• [Requirement] Please transcribe the listing below in full and word for word, without its pictures.

• [Source excerpt]
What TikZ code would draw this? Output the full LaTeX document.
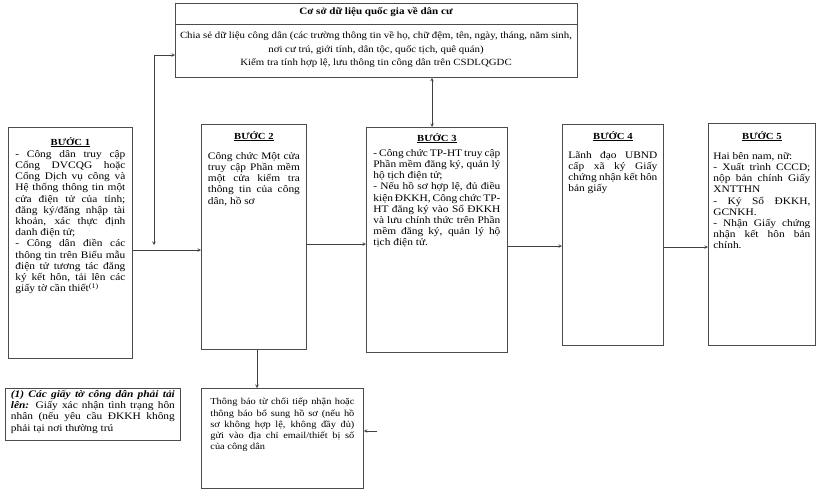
\documentclass[tikz,border=0pt]{standalone}
\usepackage{fontspec}
\setmainfont{Liberation Serif}[FakeStretch=1.14]
\usetikzlibrary{arrows}
\hyphenpenalty=10000
\tikzstyle{stepbox} = [rectangle, draw=black!70, line width=0.8pt, anchor=north west, inner sep=0pt]
\tikzstyle{steptext} = [anchor=north, align=justify, inner sep=0pt, font=\fontsize{10}{11.2}\selectfont]
\tikzstyle{arrow} = [line width=0.6pt, draw=black!75, ->, >=stealth]
\newcommand{\buoc}[2][4pt]{{\centering\fontsize{9.3}{11}\selectfont\textbf{\underline{BƯỚC #2}}\par}\vspace{#1}}

\begin{document}
\begin{tikzpicture}[x=1pt, y=-1pt]
    \useasboundingbox (0,0) rectangle (820,496);
    %co so du lieu quoc gia
    \node (csdl) [stepbox, minimum width=402, minimum height=74] at (175,3) {};
    \draw [draw=black!70, line width=0.8pt] (csdl.west |- 0,24) -- (csdl.east |- 0,24);
    \node (csdlten) [font=\fontsize{9.7}{12}\selectfont\bfseries] at (376,12) {Cơ sở dữ liệu quốc gia về dân cư};
    \node (csdltext) [anchor=north, align=center, inner sep=0pt, font=\fontsize{9.5}{13.5}\selectfont] at (376,31.5)
        {Chia sẻ dữ liệu công dân (các trường thông tin về họ, chữ đệm, tên, ngày, tháng, năm sinh,\\
         nơi cư trú, giới tính, dân tộc, quốc tịch, quê quán)\\
         Kiểm tra tính hợp lệ, lưu thông tin công dân trên CSDLQGDC};

    %cac buoc
    \node (b1) [stepbox, minimum width=124, minimum height=231] at (8,127) {};
    \node (b1text) [steptext, text width=110] at ([yshift=-10]b1.north)
        {\buoc[1pt]{1}- Công dân truy cập Cổng DVCQG hoặc Cổng Dịch vụ công và Hệ thống thông tin một cửa điện tử của tỉnh; đăng ký/đăng nhập tài khoản, xác thực định danh điện tử;\par
         - Công dân điền các thông tin trên Biểu mẫu điện tử tương tác đăng ký kết hôn, tải lên các giấy tờ cần thiết\textsuperscript{(1)}};
    \node (b2) [stepbox, minimum width=105, minimum height=225] at (201,124) {};
    \node (b2text) [steptext, text width=92] at ([yshift=-7]b2.north)
        {\buoc[9pt]{2}Công chức Một cửa truy cập Phần mềm một cửa kiểm tra thông tin của công dân, hồ sơ};
    \node (b3) [stepbox, minimum width=141, minimum height=225] at (366,127) {};
    \node (b3text) [steptext, text width=127] at ([yshift=-6]b3.north)
        {\buoc{3}- Công chức TP-HT truy cập Phần mềm đăng ký, quản lý hộ tịch điện tử;\par
         - Nếu hồ sơ hợp lệ, đủ điều kiện ĐKKH, Công chức TP-HT đăng ký vào Sổ ĐKKH và lưu chính thức trên Phần mềm đăng ký, quản lý hộ tịch điện tử.};
    \node (b4) [stepbox, minimum width=101, minimum height=221] at (562,124) {};
    \node (b4text) [steptext, text width=89] at ([yshift=-7]b4.north)
        {\buoc[8pt]{4}Lãnh đạo UBND cấp xã ký Giấy chứng nhận kết hôn bản giấy};
    \node (b5) [stepbox, minimum width=107, minimum height=222] at (708,123) {};
    \node (b5text) [steptext, text width=97] at ([yshift=-8]b5.north)
        {\buoc[9pt]{5}Hai bên nam, nữ:\par
         - Xuất trình CCCD; nộp bản chính Giấy XNTTHN\par
         - Ký Sổ ĐKKH, GCNKH.\par
         - Nhận Giấy chứng nhận kết hôn bản chính.};

    %ghi chu va thong bao
    \node (ghichu) [stepbox, minimum width=175, minimum height=52] at (5,388) {};
    \node (ghichutext) [steptext, text width=164] at ([yshift=-2]ghichu.north)
        {\textbf{\textit{(1) Các giấy tờ công dân phải tải lên:}} Giấy xác nhận tình trạng hôn nhân (nếu yêu cầu ĐKKH không phải tại nơi thường trú};
    \node (tuchoi) [stepbox, minimum width=162, minimum height=100] at (201,388) {};
    \node (tuchoitext) [steptext, text width=144, font=\fontsize{9.1}{11.3}\selectfont] at ([yshift=-10]tuchoi.north)
        {Thông báo từ chối tiếp nhận hoặc thông báo bổ sung hồ sơ (nếu hồ sơ không hợp lệ, không đầy đủ) gửi vào địa chỉ email/thiết bị số\linebreak của công dân};

    %noi cac buoc
    \coordinate (nhanh1) at (154,245);
    \coordinate (nhanh2) at (377,431);
    \draw [arrow] (b1.east |- 0,250) -- (b2.west |- 0,250);
    \draw [arrow, <->] (nhanh1) |- (csdl.west |- 0,55);
    \draw [arrow, <->] (csdl.south -| 432,0) -- (b3.north -| 432,0);
    \draw [arrow] (b2.east |- 0,244) -- (b3.west |- 0,244);
    \draw [arrow] (b3.east |- 0,246) -- (b4.west |- 0,246);
    \draw [arrow] (b4.east |- 0,247) -- (b5.west |- 0,247);
    \draw [arrow] (b2.south -| 257,0) -- (tuchoi.north -| 257,0);
    \draw [arrow] (nhanh2) -- (tuchoi.east |- nhanh2);
\end{tikzpicture}
\end{document}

• [Exercise result]
What TikZ code would draw this? Output the full LaTeX document.
\documentclass[tikz,border=0pt]{standalone}
\usepackage{fontspec}
\setmainfont{Liberation Serif}[FakeStretch=1.14]
\usetikzlibrary{arrows}
\hyphenpenalty=10000
\tikzstyle{stepbox} = [rectangle, draw=black!70, line width=0.8pt, anchor=north west, inner sep=0pt]
\tikzstyle{steptext} = [anchor=north, align=justify, inner sep=0pt, font=\fontsize{10}{11.2}\selectfont]
\tikzstyle{arrow} = [line width=0.6pt, draw=black!75, ->, >=stealth]
\newcommand{\buoc}[2][4pt]{{\centering\fontsize{9.3}{11}\selectfont\textbf{\underline{BƯỚC #2}}\par}\vspace{#1}}

\begin{document}
\begin{tikzpicture}[x=1pt, y=-1pt]
    \useasboundingbox (0,0) rectangle (820,496);
    %co so du lieu quoc gia
    \node (csdl) [stepbox, minimum width=402, minimum height=74] at (175,3) {};
    \draw [draw=black!70, line width=0.8pt] (csdl.west |- 0,24) -- (csdl.east |- 0,24);
    \node (csdlten) [font=\fontsize{9.7}{12}\selectfont\bfseries] at (376,12) {Cơ sở dữ liệu quốc gia về dân cư};
    \node (csdltext) [anchor=north, align=center, inner sep=0pt, font=\fontsize{9.5}{13.5}\selectfont] at (376,31.5)
        {Chia sẻ dữ liệu công dân (các trường thông tin về họ, chữ đệm, tên, ngày, tháng, năm sinh,\\
         nơi cư trú, giới tính, dân tộc, quốc tịch, quê quán)\\
         Kiểm tra tính hợp lệ, lưu thông tin công dân trên CSDLQGDC};

    %cac buoc
    \node (b1) [stepbox, minimum width=124, minimum height=231] at (8,127) {};
    \node (b1text) [steptext, text width=110] at ([yshift=-10]b1.north)
        {\buoc[1pt]{1}- Công dân truy cập Cổng DVCQG hoặc Cổng Dịch vụ công và Hệ thống thông tin một cửa điện tử của tỉnh; đăng ký/đăng nhập tài khoản, xác thực định danh điện tử;\par
         - Công dân điền các thông tin trên Biểu mẫu điện tử tương tác đăng ký kết hôn, tải lên các giấy tờ cần thiết\textsuperscript{(1)}};
    \node (b2) [stepbox, minimum width=105, minimum height=225] at (201,124) {};
    \node (b2text) [steptext, text width=92] at ([yshift=-7]b2.north)
        {\buoc[9pt]{2}Công chức Một cửa truy cập Phần mềm một cửa kiểm tra thông tin của công dân, hồ sơ};
    \node (b3) [stepbox, minimum width=141, minimum height=225] at (366,127) {};
    \node (b3text) [steptext, text width=127] at ([yshift=-6]b3.north)
        {\buoc{3}- Công chức TP-HT truy cập Phần mềm đăng ký, quản lý hộ tịch điện tử;\par
         - Nếu hồ sơ hợp lệ, đủ điều kiện ĐKKH, Công chức TP-HT đăng ký vào Sổ ĐKKH và lưu chính thức trên Phần mềm đăng ký, quản lý hộ tịch điện tử.};
    \node (b4) [stepbox, minimum width=101, minimum height=221] at (562,124) {};
    \node (b4text) [steptext, text width=89] at ([yshift=-7]b4.north)
        {\buoc[8pt]{4}Lãnh đạo UBND cấp xã ký Giấy chứng nhận kết hôn bản giấy};
    \node (b5) [stepbox, minimum width=107, minimum height=222] at (708,123) {};
    \node (b5text) [steptext, text width=97] at ([yshift=-8]b5.north)
        {\buoc[9pt]{5}Hai bên nam, nữ:\par
         - Xuất trình CCCD; nộp bản chính Giấy XNTTHN\par
         - Ký Sổ ĐKKH, GCNKH.\par
         - Nhận Giấy chứng nhận kết hôn bản chính.};

    %ghi chu va thong bao
    \node (ghichu) [stepbox, minimum width=175, minimum height=52] at (5,388) {};
    \node (ghichutext) [steptext, text width=164] at ([yshift=-2]ghichu.north)
        {\textbf{\textit{(1) Các giấy tờ công dân phải tải lên:}} Giấy xác nhận tình trạng hôn nhân (nếu yêu cầu ĐKKH không phải tại nơi thường trú};
    \node (tuchoi) [stepbox, minimum width=162, minimum height=100] at (201,388) {};
    \node (tuchoitext) [steptext, text width=144, font=\fontsize{9.1}{11.3}\selectfont] at ([yshift=-10]tuchoi.north)
        {Thông báo từ chối tiếp nhận hoặc thông báo bổ sung hồ sơ (nếu hồ sơ không hợp lệ, không đầy đủ) gửi vào địa chỉ email/thiết bị số\linebreak của công dân};

    %noi cac buoc
    \coordinate (nhanh1) at (154,245);
    \coordinate (nhanh2) at (377,431);
    \draw [arrow] (b1.east |- 0,250) -- (b2.west |- 0,250);
    \draw [arrow, <->] (nhanh1) |- (csdl.west |- 0,55);
    \draw [arrow, <->] (csdl.south -| 432,0) -- (b3.north -| 432,0);
    \draw [arrow] (b2.east |- 0,244) -- (b3.west |- 0,244);
    \draw [arrow] (b3.east |- 0,246) -- (b4.west |- 0,246);
    \draw [arrow] (b4.east |- 0,247) -- (b5.west |- 0,247);
    \draw [arrow] (b2.south -| 257,0) -- (tuchoi.north -| 257,0);
    \draw [arrow] (nhanh2) -- (tuchoi.east |- nhanh2);
\end{tikzpicture}
\end{document}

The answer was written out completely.